The taxpayer costs of the Iraq War will be much higher than the $320 billion that Congress has thus far allocated. Each year we continue to prosecute the Iraq War, we will spend another $75 billion - $100 billion. At the time of writing, Congress is on its way to allocating another $50 billion for the first half of fiscal year 2007. But the war is essentially deficit-financed. We add more and more money onto our national debt as if it will be easier for our children to pay it back. The interest payments over the years could amount to another $100 billion or more. Veterans’ health care, consistently under-funded over the years, will also need additional funding. The health care and disability payments for soldiers wounded in the war could amount to another $100 billion. And these are only budgetary costs, not the full range of economic costs, which could exceed $1 trillion.

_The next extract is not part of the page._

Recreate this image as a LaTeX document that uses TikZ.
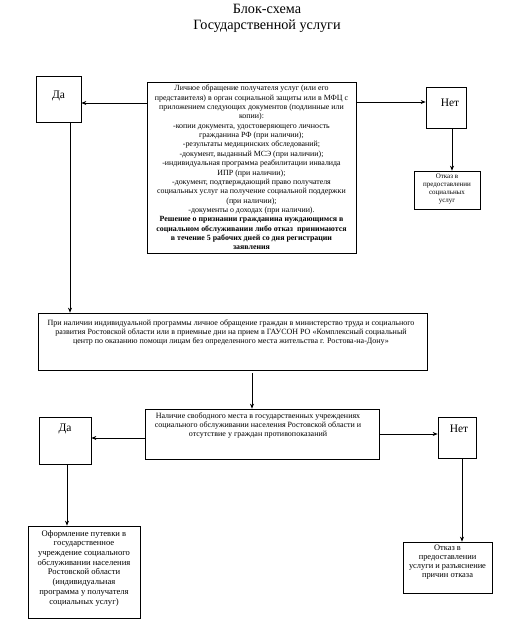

In the run up to the Iraq War, the American public was not made aware of the enormous cost of military operations and the possibility of a protracted involvement. In fact, the White House claimed that the war would amount to $50 billion. When its economic adviser, Lawrence Lindsey, claimed it would be between $100 billion - $200 billion, he was fired. Even after the Iraq War began, the Congressional Budget Office estimated that the Iraq War would cost between $85 billion - $200 billion through fiscal year 2013.
Overly optimistic scenarios of the Iraq War continue to be propounded, leading the public to draw the wrong conclusions: that war can be an inexpensive cakewalk. Yet, three and a half years later, the American public is increasingly recognizing that the costs have been too high and the benefits are altogether unclear. The public is ready to hear the truth and debate the options, if only more elected officials would show leadership in this area.